[Geowanking] Waypoints are in a narrative, or a narrative is in the Waypoints?
Rich Gibson
rich at testingrange.com
Thu Oct 14 12:59:53 PDT 2004
Hi All,
So I am interested in 'geospatially enabled narrative.' Basically stories
with a geospatial component. This might be as simple as 'we drove down to
Santa Rosalia <link to see map> to go fishing.' Or more complex, with odd
convuluted ideas of sequence and space. A story that derives its
organizing metaphors from waypoints will be fundamentally different from
one that derives from track logs.
In this context 'Waypoint' means a point, while 'track log' means an
ordered sequence of points. Either one could have additional data
associated with each point.
One idea would be to put bits of narrative within waypoints, and then
allow a person to draw an arbitrary line across a map and 'play' the story
by assembling the sequence of waypoints that are nearest to the line at
each point.
I could see this is a way of exploring diaries of trips. Where each entry
is tied to a place, or a waypoint. Depending on how you drew the line you
could get back a narrative or diary that mixed different trips or
different eras.
Drawing a line through from East to West towards the bottom of Wyoming
would, based on my personal stories and resources, generate a narrative
mixing several of my trips in the area with the Oregon Trail diary of a
journey from 1852 that my Great Great Great Grandfather was on.
Using track logs of actual trips, or proposed trips, would come up with
comments and notes and such from trips and stories past, but mixed up and
presented in the order that you will experience those locations.

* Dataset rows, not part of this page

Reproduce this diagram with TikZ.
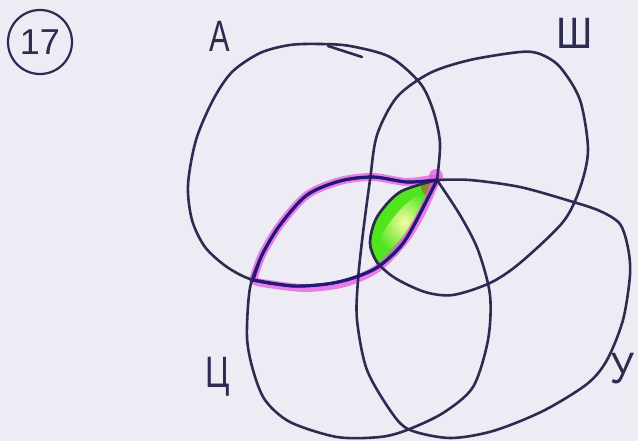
\documentclass[tikz,border=0pt]{standalone}
\usepackage{fontspec}
\setmainfont{Liberation Sans}
\definecolor{bg}{RGB}{237,236,245}
\definecolor{ink}{RGB}{45,44,80}
\definecolor{ink2}{RGB}{38,22,120}
\definecolor{glow}{RGB}{228,90,228}
\definecolor{limeg}{RGB}{80,230,30}
\definecolor{edgeg}{RGB}{30,110,40}
\definecolor{yel}{RGB}{248,252,160}
\definecolor{tip}{RGB}{160,110,50}
\begin{document}
\begin{tikzpicture}[x=1pt,y=-1pt,
  curve/.style={draw=ink, line width=2.6pt, line join=round, line cap=round},
  lbl/.style={text=ink, font=\fontsize{44}{44}\selectfont, inner sep=0pt}]
\fill[bg] (0,0) rectangle (638,441);
\useasboundingbox (0,0) rectangle (638,441);

% green region (all four)
\begin{scope}
\clip plot[smooth] coordinates {(437,180) (400,192) (377,217) (370,243) (378,265)}
  -- plot[smooth] coordinates {(378,265) (395,256) (412,232) (426,205) (437,180)} -- cycle;
\fill[limeg] (340,160) rectangle (460,290);
\shade[rotate around={50:(404,222)}, inner color=yel, outer color=limeg] (404,222) ellipse (38 and 11);
\fill[tip, opacity=0.8] (430,187) circle (9);
\end{scope}
\draw[edgeg, line width=2.2pt] plot[smooth] coordinates {(437,180) (400,192) (377,217) (370,243) (378,265)};

% magenta glow around the lens
\draw[glow, opacity=0.75, line width=8pt, line cap=round, line join=round]
  plot[smooth] coordinates {(253,280) (262,255) (280,225) (307,195) (340,181) (373,177) (407,182) (437,178)}
  -- plot[smooth] coordinates {(437,178) (422,212) (405,240) (378,268) (345,283) (305,288) (262,283) (253,280)};
\fill[glow, opacity=0.75] (436,176) circle (7);

% curve A
\draw[curve] plot[smooth] coordinates {(437,180) (440,143) (433,110) (420,83) (390,57) (350,46) (320,44) (290,45) (260,53) (232,72) (213,100) (196,140) (188,185) (192,220) (205,247) (227,267) (253,280) (293,286) (327,284) (353,278) (378,267) (400,247) (413,227) (437,180)};
\draw[curve] (328,46) -- (362,57);

% curve Ts
\draw[curve] plot[smooth] coordinates {(437,180) (407,182) (373,177) (340,181) (307,195) (280,225) (262,255) (250,288) (247,337) (253,370) (265,400) (290,422) (337,437) (380,437) (407,430) (443,413) (473,387) (488,340) (490,295) (478,250) (460,215) (437,180)};

% curves Sh and U (one continuous stroke)
\draw[curve] plot[smooth] coordinates {(437,180) (470,180) (520,187) (570,201) (600,211) (620,224) (628,248) (630,275) (623,320) (607,360) (587,384) (543,411) (493,431) (450,438) (410,430) (392,413) (367,370) (357,320) (358,280) (363,233) (370,180) (377,135) (397,97) (430,73) (470,60) (520,52) (540,54) (560,67) (580,100) (588,150) (580,188) (563,222) (520,263) (490,283) (453,295) (425,292) (395,278) (377,262) (370,243) (377,217) (400,192) (437,180)};

% bold lens outline
\draw[ink2, line width=3.2pt, line cap=round]
  plot[smooth] coordinates {(253,280) (262,255) (280,225) (307,195) (340,181) (373,177) (407,182) (437,180)};
\draw[ink2, line width=3.2pt, line cap=round]
  plot[smooth] coordinates {(253,280) (293,286) (327,284) (353,278) (378,267) (400,247) (413,227) (437,180)};

% labels
\node[lbl, xscale=0.7] (lA) at (220,36) {А};
\node[lbl, xscale=0.9] (lSh) at (575,33) {Ш};
\node[lbl, xscale=0.75] (lTs) at (218,377) {Ц};
\node[lbl, xscale=0.85] (lU) at (622,369) {У};
\node[draw=ink, line width=2.2pt, circle, minimum size=64pt, inner sep=0pt, text=ink,
  font=\fontsize{36}{36}\selectfont] (n17) at (40,42) {17};
\end{tikzpicture}
\end{document}
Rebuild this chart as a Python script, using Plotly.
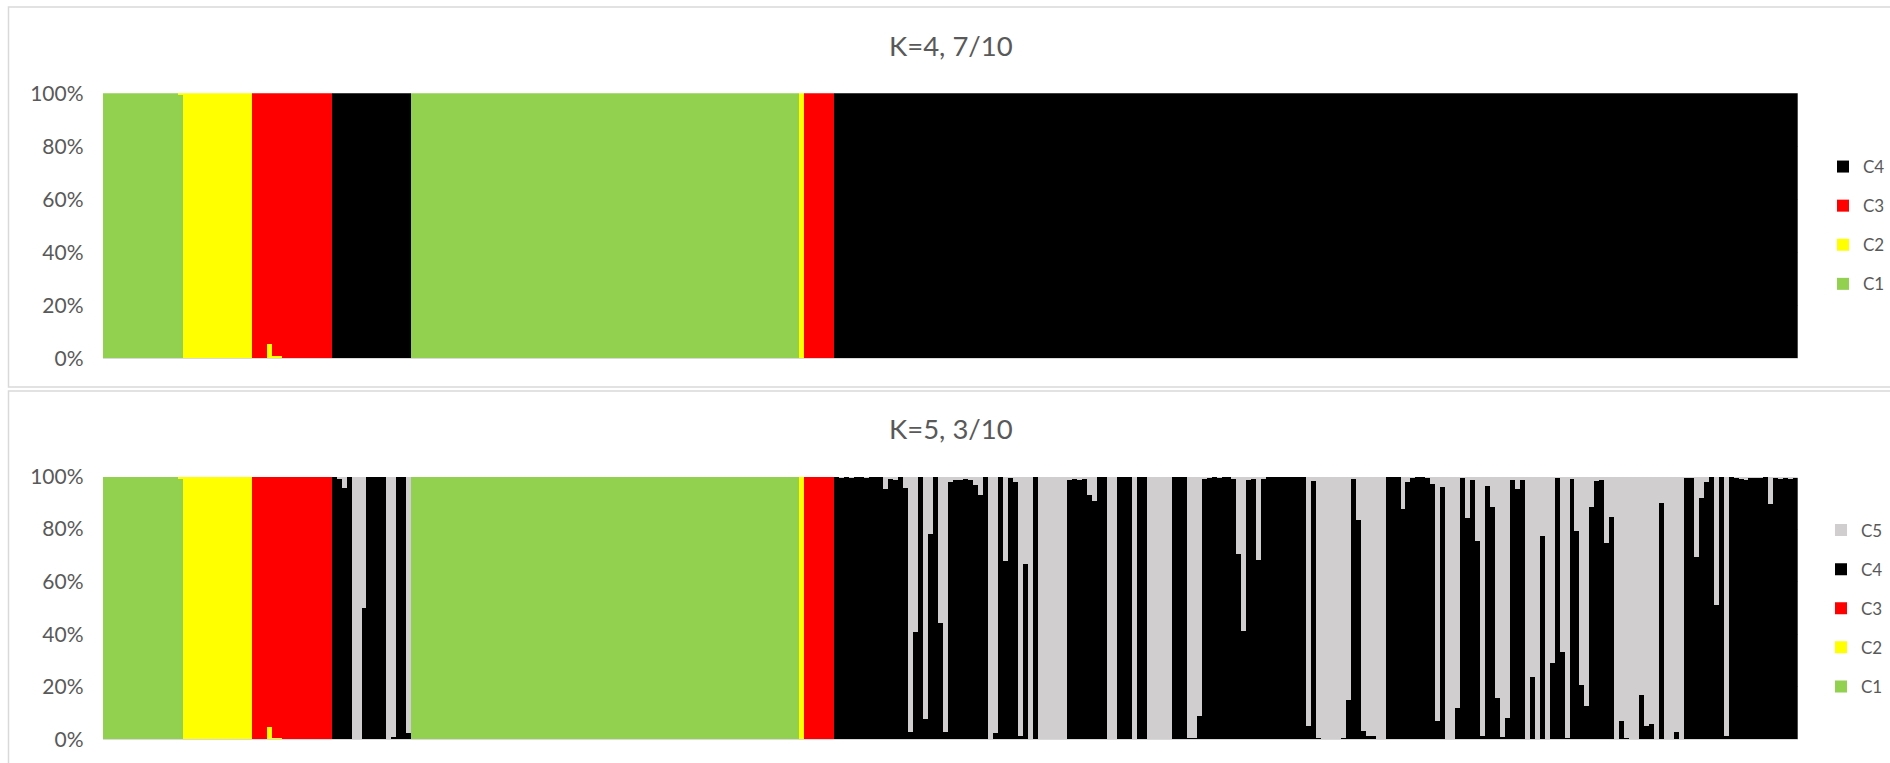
import plotly.graph_objects as go

# ---- sample layout: consecutive groups of individuals and their main cluster ----
group_sizes = [16, 14, 16, 16, 78, 1, 6, 194]
group_cluster = [1, 2, 3, 4, 1, 2, 3, 4]

# minor admixture (individual index -> {cluster: share})
minor_k4 = {
    15: {1: 0.995, 2: 0.005},
    33: {2: 0.053, 3: 0.947},
    34: {2: 0.008, 3: 0.992},
    35: {2: 0.008, 3: 0.992},
}
minor_k5 = {
    15: {1: 0.995, 2: 0.005},
    33: {2: 0.047, 3: 0.953},
    34: {2: 0.005, 3: 0.995},
    35: {2: 0.005, 3: 0.995},
}

# K=5: share of C5 within the two C4 groups (rest is C4)
c5_group_a = [0, 0.005, 0.043, 0, 1.0, 1.0, 0.497, 0, 0, 0, 0, 1.0, 0.99, 0, 0, 0.976]
c5_group_b = [
    0, 0.003, 0, 0.003, 0, 0, 0.003, 0, 0, 0,
    0.047, 0.005, 0.01, 0, 0.043, 0.97, 0.59, 0, 0.92, 0.215,
    0, 0.555, 0.97, 0.018, 0.012, 0.01, 0.005, 0.012, 0.03, 0.07,
    0, 1.0, 0.975, 0, 0.32, 0.003, 0.02, 0.985, 0.33, 1.0,
    0, 1.0, 1.0, 1.0, 1.0, 1.0, 1.0, 0.01, 0.005, 0.01,
    0.005, 0.07, 0.09, 0, 0, 1.0, 1.0, 0, 0, 0,
    1.0, 0, 0, 1.0, 1.0, 1.0, 1.0, 1.0, 0, 0,
    0, 0.995, 0.995, 0.91, 0.005, 0.003, 0, 0.003, 0, 0,
    0.005, 0.294, 0.587, 0.01, 0.005, 0.316, 0.005, 0, 0, 0,
    0, 0, 0, 0, 0, 0.946, 0.015, 0.995, 1.0, 1.0,
    1.0, 0.998, 0.995, 0.85, 0.005, 0.165, 0.965, 0.985, 0.985, 1.0,
    1.0, 0, 0, 0, 0.123, 0.018, 0.003, 0, 0, 0.003,
    0.025, 0.927, 0.038, 1.0, 1.0, 0.88, 0.003, 0.157, 0.01, 0.243,
    0.987, 0.034, 0.114, 0.84, 0.99, 0.918, 0.011, 0.044, 0.011, 1.0,
    0.762, 1.0, 0.224, 1.0, 0.709, 0.003, 0.667, 0.992, 0.005, 0.205,
    0.791, 0.872, 0.113, 0.015, 0.011, 0.253, 0.152, 1.0, 0.93, 0.992,
    1.0, 1.0, 0.828, 0.946, 0.94, 1.0, 0.1, 1.0, 1.0, 0.97,
    1.0, 0.003, 0.003, 0.306, 0.081, 0.02, 0, 0.488, 0, 0.985,
    0, 0.003, 0.005, 0.011, 0.003, 0.003, 0.003, 0, 0.104, 0.003,
    0.005, 0.003, 0.005, 0.003,
]

y_ticks = [0, 0.2, 0.4, 0.6, 0.8, 1.0]
y_tick_text = ["0%", "20%", "40%", "60%", "80%", "100%"]

colors = {1: "#92D050", 2: "#FFFF00", 3: "#FF0000", 4: "#000000", 5: "#D0CECE"}

n = sum(group_sizes)
starts = [sum(group_sizes[:i]) for i in range(len(group_sizes))]
assert len(c5_group_a) == group_sizes[3]
assert len(c5_group_b) == group_sizes[7]


def memberships(k, minor):
    q = {c: [0.0] * n for c in range(1, k + 1)}
    for start, size, c in zip(starts, group_sizes, group_cluster):
        for i in range(start, start + size):
            q[c][i] = 1.0
    for i, shares in minor.items():
        for c in q:
            q[c][i] = shares.get(c, 0.0)
    return q


q4 = memberships(4, minor_k4)
q5 = memberships(5, minor_k5)
for start, shares in ((starts[3], c5_group_a), (starts[7], c5_group_b)):
    for j, s in enumerate(shares):
        q5[5][start + j] = s
        q5[4][start + j] = 1.0 - s

idx = list(range(n))
W, H = 1890, 763

fig = go.Figure()
for k, q, ax, lg in ((4, q4, "", "legend"), (5, q5, "2", "legend2")):
    for c in range(1, k + 1):
        fig.add_trace(go.Bar(
            x=idx, y=q[c], name=f"C{c}",
            marker=dict(color=colors[c], line=dict(width=0)),
            xaxis="x" + ax, yaxis="y" + ax,
            legend=lg, legendgroup=f"k{k}c{c}", legendrank=100 - c,
            hoverinfo="skip",
        ))

x_dom = [102.5 / W, 1797.7 / W]
top_dom = [1 - 358.3 / H, 1 - 93.3 / H]
bot_dom = [1 - 739.3 / H, 1 - 476.5 / H]

xa = dict(domain=x_dom, range=[-0.5, n - 0.5], showticklabels=False, showgrid=False,
          zeroline=False, showline=True, linecolor="#D9D9D9", linewidth=1, fixedrange=True)
ya = dict(range=[0, 1], tickvals=y_ticks, ticktext=y_tick_text, showgrid=True,
          gridcolor="#D9D9D9", gridwidth=1, zeroline=False, showline=False, ticks="",
          ticklabelstandoff=18, tickfont=dict(size=21, color="#595959"), fixedrange=True)

legend_common = dict(xanchor="left", yanchor="middle", traceorder="grouped",
                     tracegroupgap=14, font=dict(size=17, color="#595959"),
                     bgcolor="rgba(0,0,0,0)", itemclick=False, itemdoubleclick=False)

fig.update_layout(
    width=W, height=H,
    margin=dict(l=0, r=0, t=0, b=0, autoexpand=False),
    paper_bgcolor="white", plot_bgcolor="white",
    font=dict(family="Lato, 'Open Sans', sans-serif", color="#595959"),
    barmode="stack", bargap=0,
    xaxis=dict(**xa, anchor="y"),
    yaxis=dict(**ya, domain=top_dom, anchor="x"),
    xaxis2=dict(**xa, anchor="y2"),
    yaxis2=dict(**ya, domain=bot_dom, anchor="x2"),
    legend=dict(**legend_common, x=1823 / W, y=1 - 225.5 / H),
    legend2=dict(**legend_common, x=1821 / W, y=1 - 608.5 / H),
    showlegend=True,
    shapes=[
        dict(type="rect", xref="paper", yref="paper", x0=8.5 / W, x1=1.01,
             y0=1 - 387 / H, y1=1 - 7 / H, line=dict(color="#D9D9D9", width=1.5),
             fillcolor="rgba(0,0,0,0)", layer="above"),
        dict(type="rect", xref="paper", yref="paper", x0=8.5 / W, x1=1.01,
             y0=-0.02, y1=1 - 391 / H, line=dict(color="#D9D9D9", width=1.5),
             fillcolor="rgba(0,0,0,0)", layer="above"),
    ],
    annotations=[
        dict(text="K=4, 7/10", xref="paper", yref="paper", x=951 / W, y=1 - 46 / H,
             showarrow=False, xanchor="center", yanchor="middle",
             font=dict(size=27.5, color="#595959")),
        dict(text="K=5, 3/10", xref="paper", yref="paper", x=951 / W, y=1 - 428 / H,
             showarrow=False, xanchor="center", yanchor="middle",
             font=dict(size=27.5, color="#595959")),
    ],
)

fig.write_html("out.html", config={"displayModeBar": False})
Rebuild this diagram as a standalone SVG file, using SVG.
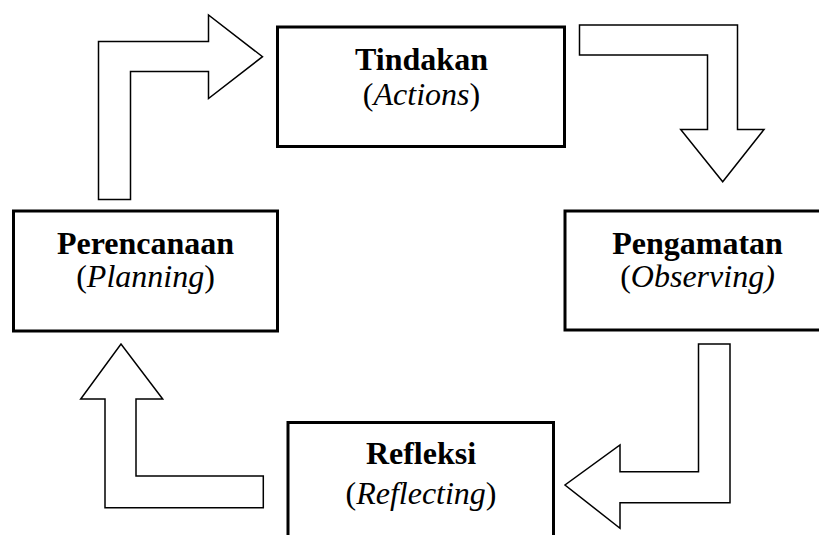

If you travel the Oregon Trail from West to East you are 'breaking' the
historic model, at every step you are ahead of where they were. But if
that is what you are doing, then you may want to read narratives that
reflect your experience.
That whole model reflect the idea that the stories, or diary entries, are
stored 'in' the waypoints. If we think of GPX files, where waypoints are
in XML tags, we get something like:
<wpt lat="41.311340" lon="-105.584107">
<name>LARAME</name>
<desc>Fort Laramie</desc>
<cmt>Fort Laramie was created in 18xx to protect emmigrants
and settlers and to serve as a ...(narrative deleted)</cmt>
</wpt>
But then it gets a bit ugly...or at least, the data modeling gets messy.
What about narrative like 'we passed by Chimney Rock and Scott's Bluff and
then camped acrossfrom Fort Laramie the next day.'
I get the issue that a waypoint can contain zero or more 'stories,' but a
'story' can contain zero or more waypoints. But, heck, that is okay...
Anyway, that is my thought of the day.